A location has been chosen, plans specific to that location have been prepared, a deal to purchase the property has been agreed upon – all that remains is rezoning. If the rezoning is not approved the Centre does not come into existence.

Regardless of how you try to spin it or delude oneself, the reality is that if you oppose the rezoning you oppose the Chilliwack Centre.

A reality more clearly seen in Ms Woods words “I’m worried that they’re just moving the problem from downtown to here. I feel they are taking the lowest socioeconomic group and moving it a block from my house,” she said. “If it changes the dynamic of our neighbourhood, it’s unfair.”

I believe I will let her words speak for, or more accurately against, themselves.

The deep, dark humour/irony here is the existence of neighbourhoods were Ms.
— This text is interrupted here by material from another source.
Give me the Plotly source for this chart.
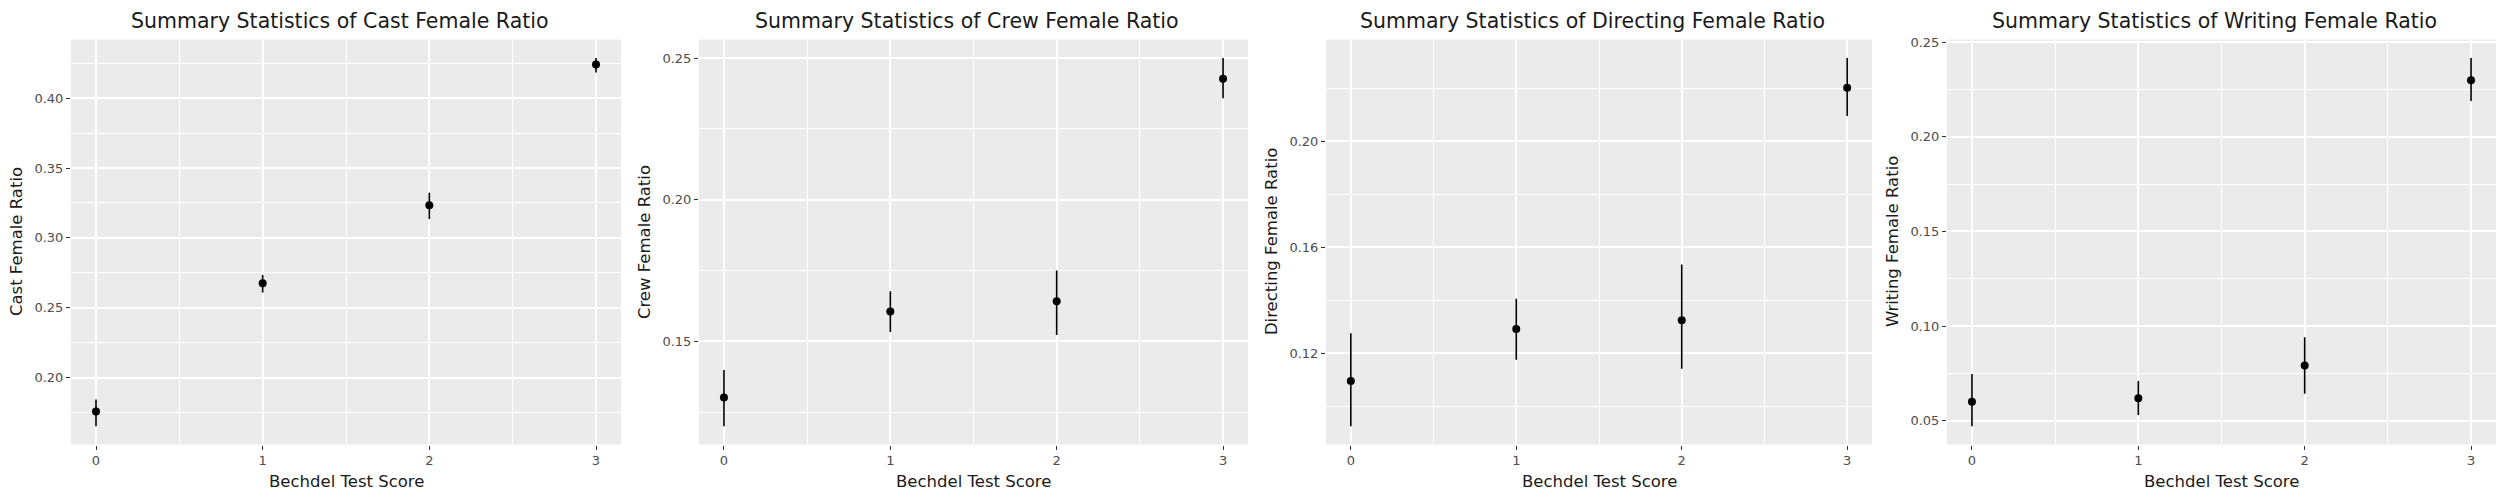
import plotly.graph_objects as go

# Bechdel score on x, ratios
scores = [0, 1, 2, 3]

cast_mean = [0.1757, 0.2675, 0.3234, 0.4241]
cast_low = [0.1652, 0.2609, 0.3135, 0.4184]
cast_high = [0.1842, 0.2734, 0.3324, 0.4288]

crew_mean = [0.1302, 0.1606, 0.1642, 0.2427]
crew_low = [0.1201, 0.1533, 0.1523, 0.2358]
crew_high = [0.1399, 0.1677, 0.1750, 0.2500]

dir_mean = [0.1095, 0.1292, 0.1325, 0.2203]
dir_low = [0.0925, 0.1176, 0.1142, 0.2096]
dir_high = [0.1276, 0.1406, 0.1535, 0.2315]

wri_mean = [0.0601, 0.0619, 0.0792, 0.2299]
wri_low = [0.0472, 0.0531, 0.0643, 0.2189]
wri_high = [0.0748, 0.0711, 0.0941, 0.2416]

panels = [
    ("Cast", cast_mean, cast_low, cast_high, 0.20, 0.05),
    ("Crew", crew_mean, crew_low, crew_high, 0.15, 0.05),
    ("Directing", dir_mean, dir_low, dir_high, 0.12, 0.04),
    ("Writing", wri_mean, wri_low, wri_high, 0.05, 0.05),
]

W, H = 2499, 498
# plot area pixel boxes (left, right)
boxes = [(71, 621), (699, 1248), (1326, 1872), (1947, 2496)]
top_px, bot_px = 35, 444

FONT = "DejaVu Sans"
fig = go.Figure()
annotations = []

for i, (name, mean, low, high, t0, dt) in enumerate(panels):
    n = "" if i == 0 else str(i + 1)
    fig.add_trace(go.Scatter(
        x=scores, y=mean, mode="markers",
        marker=dict(color="black", size=8),
        error_y=dict(type="data", symmetric=False,
                     array=[h - m for h, m in zip(high, mean)],
                     arrayminus=[m - l for m, l in zip(mean, low)],
                     width=0, thickness=1.6, color="black"),
        xaxis="x" + n, yaxis="y" + n, showlegend=False,
    ))
    lo, hi = min(low), max(high)
    pad = (hi - lo) * 0.05
    l, r = boxes[i]
    fig.layout["xaxis" + n] = dict(
        domain=[l / W, r / W], anchor="y" + n,
        range=[-0.15, 3.15], tickmode="linear", tick0=0, dtick=1,
        showgrid=True, gridcolor="white", gridwidth=1.6, zeroline=False,
        minor=dict(tick0=0.5, dtick=1, showgrid=True, gridcolor="white",
                   gridwidth=0.8, ticklen=0),
        ticks="outside", ticklen=4, tickwidth=1.2, tickcolor="#333333",
        tickfont=dict(family=FONT, size=13, color="#4d4d4d"),
        showline=False,
    )
    fig.layout["yaxis" + n] = dict(
        domain=[1 - bot_px / H, 1 - top_px / H], anchor="x" + n,
        range=[lo - pad, hi + pad], tickmode="linear", tick0=t0, dtick=dt,
        tickformat=".2f",
        showgrid=True, gridcolor="white", gridwidth=1.6, zeroline=False,
        minor=dict(tick0=t0 + dt / 2, dtick=dt, showgrid=True, gridcolor="white",
                   gridwidth=0.8, ticklen=0),
        ticks="outside", ticklen=4, tickwidth=1.2, tickcolor="#333333",
        tickfont=dict(family=FONT, size=13, color="#4d4d4d"),
        showline=False,
    )
    cx = (l + r) / 2 - 7
    annotations.append(dict(
        text="Summary Statistics of %s Female Ratio" % name,
        x=cx / W, y=1 - 16 / H, xref="paper", yref="paper",
        xanchor="center", yanchor="middle", showarrow=False,
        font=dict(family=FONT, size=20.5, color="#1a1a1a")))
    annotations.append(dict(
        text="Bechdel Test Score",
        x=(l + r) / 2 / W, y=1 - 481 / H, xref="paper", yref="paper",
        xanchor="center", yanchor="middle", showarrow=False,
        font=dict(family=FONT, size=16.5, color="#1a1a1a")))
    annotations.append(dict(
        text="%s Female Ratio" % name, textangle=-90,
        x=(l - 55) / W, y=1 - (top_px + bot_px) / 2 / H,
        xref="paper", yref="paper",
        xanchor="center", yanchor="middle", showarrow=False,
        font=dict(family=FONT, size=16.5, color="#1a1a1a")))

fig.update_layout(
    width=W, height=H,
    margin=dict(l=0, r=0, t=0, b=0),
    paper_bgcolor="white", plot_bgcolor="#ebebeb",
    annotations=annotations,
)

# page body has an 8px default margin; drop it so the figure fills the window
fig.write_html("out.html",
               config={"displayModeBar": False},
               post_script="document.body.style.margin='0';"
                           "document.body.style.overflow='hidden';")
Wood is seen as a member of the lower socioeconomic classes whose mere presence would change the dynamic of the neighbourhood.

People speak as though society results for someone else’s actions, is someone else’s fault as though their behaviours have nothing to do with or no effect on society.
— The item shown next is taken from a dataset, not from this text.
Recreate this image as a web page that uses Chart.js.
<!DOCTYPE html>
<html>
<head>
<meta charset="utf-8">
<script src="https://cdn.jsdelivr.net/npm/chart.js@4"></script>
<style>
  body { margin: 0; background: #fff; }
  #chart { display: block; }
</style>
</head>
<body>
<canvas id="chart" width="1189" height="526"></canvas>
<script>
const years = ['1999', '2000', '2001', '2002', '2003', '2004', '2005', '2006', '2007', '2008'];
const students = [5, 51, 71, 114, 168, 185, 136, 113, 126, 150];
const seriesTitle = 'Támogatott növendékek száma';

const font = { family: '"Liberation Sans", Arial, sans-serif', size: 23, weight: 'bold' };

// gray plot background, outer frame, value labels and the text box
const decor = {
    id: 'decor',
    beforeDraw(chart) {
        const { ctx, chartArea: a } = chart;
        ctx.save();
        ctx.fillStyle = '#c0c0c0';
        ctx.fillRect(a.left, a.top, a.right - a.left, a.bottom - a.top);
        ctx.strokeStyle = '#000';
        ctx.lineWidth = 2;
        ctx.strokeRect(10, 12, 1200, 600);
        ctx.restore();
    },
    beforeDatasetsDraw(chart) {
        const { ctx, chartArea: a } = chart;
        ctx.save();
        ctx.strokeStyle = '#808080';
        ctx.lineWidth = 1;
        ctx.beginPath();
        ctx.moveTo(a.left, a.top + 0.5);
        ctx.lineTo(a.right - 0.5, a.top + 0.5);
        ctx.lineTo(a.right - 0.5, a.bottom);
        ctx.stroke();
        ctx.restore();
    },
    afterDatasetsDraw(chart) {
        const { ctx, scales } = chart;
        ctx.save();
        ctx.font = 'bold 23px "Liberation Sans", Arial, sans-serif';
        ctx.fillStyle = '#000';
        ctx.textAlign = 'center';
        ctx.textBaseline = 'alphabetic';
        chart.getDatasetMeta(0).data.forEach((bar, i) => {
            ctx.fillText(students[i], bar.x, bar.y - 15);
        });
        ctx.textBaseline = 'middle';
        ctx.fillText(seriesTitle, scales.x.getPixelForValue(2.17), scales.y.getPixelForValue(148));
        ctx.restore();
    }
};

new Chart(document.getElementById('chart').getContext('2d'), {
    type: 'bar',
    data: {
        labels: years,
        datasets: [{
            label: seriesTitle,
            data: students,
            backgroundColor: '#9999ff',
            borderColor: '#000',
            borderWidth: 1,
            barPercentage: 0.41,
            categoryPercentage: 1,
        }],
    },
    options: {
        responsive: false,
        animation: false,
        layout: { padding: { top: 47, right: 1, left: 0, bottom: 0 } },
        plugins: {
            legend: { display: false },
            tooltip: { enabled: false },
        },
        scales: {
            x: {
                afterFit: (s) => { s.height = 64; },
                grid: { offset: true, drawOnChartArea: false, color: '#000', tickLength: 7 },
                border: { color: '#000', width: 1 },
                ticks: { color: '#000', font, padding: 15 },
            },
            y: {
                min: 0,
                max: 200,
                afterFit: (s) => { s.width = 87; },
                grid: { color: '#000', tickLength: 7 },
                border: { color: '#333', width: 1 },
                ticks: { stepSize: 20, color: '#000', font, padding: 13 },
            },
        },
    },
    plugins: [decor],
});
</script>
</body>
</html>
Our society has been built and continues to be built by the choices, actions and behaviours of all of us. Every choice we make, every action we take – or don’t take, how we behave creates the society we live in.

In September 2010 I wrote about a business man who, finding a homeless man and his dog camped out under the awning of his building did not have man and dog removed but purchased a garden shed and installed it at the side of the building to provide shelter from the elements for man and dog.

This week the homeless man came down with pneumonia, requiring hospitalization. Once again the businessman stepped up to the plate when nothing compelled him to do so, except his own code of behaviour, and took the homeless dog home with him to make sure he is cared for.

The Society so many deplore is created and shaped by us. Society is us, our choices, actions and behaviours.

Choose which society you want to bring into being – the one that is created by Ms. Woods words, actions and attitudes OR the one that is created by the actions, attitudes and behaviour of the businessman.

Your/Our choices bring into being the Society we choose. If you do not like the Society that we live in – change your behaviour and influence others to change their behaviours until the Society you/we want exists.

Ya gotta eat.

Food is one of those necessities that, like oxygen and water, you don’t survive long without. You can wear you clothes to tatters, you can live in a tent, you can live on the street – but you’ve got to eat to live.

It is because you have no choice about eating, that the rising cost of food imposes such a burden on the poor – and those who endeavour to ensure those who cannot afford this necessity of life, get enough food to sustain life.

Which is why Saturday January 22 found the Thursday Night BBQers holding their first ever fundraiser to help cover the rising cost of the food – costs that until now have come out of their own pockets.

Many people find sustenance at the Thursday BBQ and on their (and my own) behalf I want to proffer thankful appreciation to those who made raising funds to defray rising food costs possible.

Thanks to Immanuel Fellowship Baptist Church who provided the use of their parking lot and assorted accoutrements to hold the fundraiser – a BBQ/bake sale/flea market.

Thanks to those who donated items, baked goods et al to be sold.

Thanks to the BBQers who gave their time not only to put on Thursday’s repast but put in all the additional time required to put on the fundraiser – so they could continue to spend time providing a Thursday night repast.

Thanks to the volunteers who gave their time to assisting in putting on the fundraiser, most generously giving up their Saturday to put on the fund raiser.
Special thanks to those who came out to support the fun raiser with their wallets. The success of any fundraiser lies in the members of the community who come out and open their wallets to contribute. Some of who simply came by to make a donation – or to pay (when you do the math) outrages prices for (admittedly tasty – but not THAT tasty) smokies and burgers.

For a community to be whole and healthy it must be based on people’s love and concern for each other – for without a sense of caring, there can be no sense of community.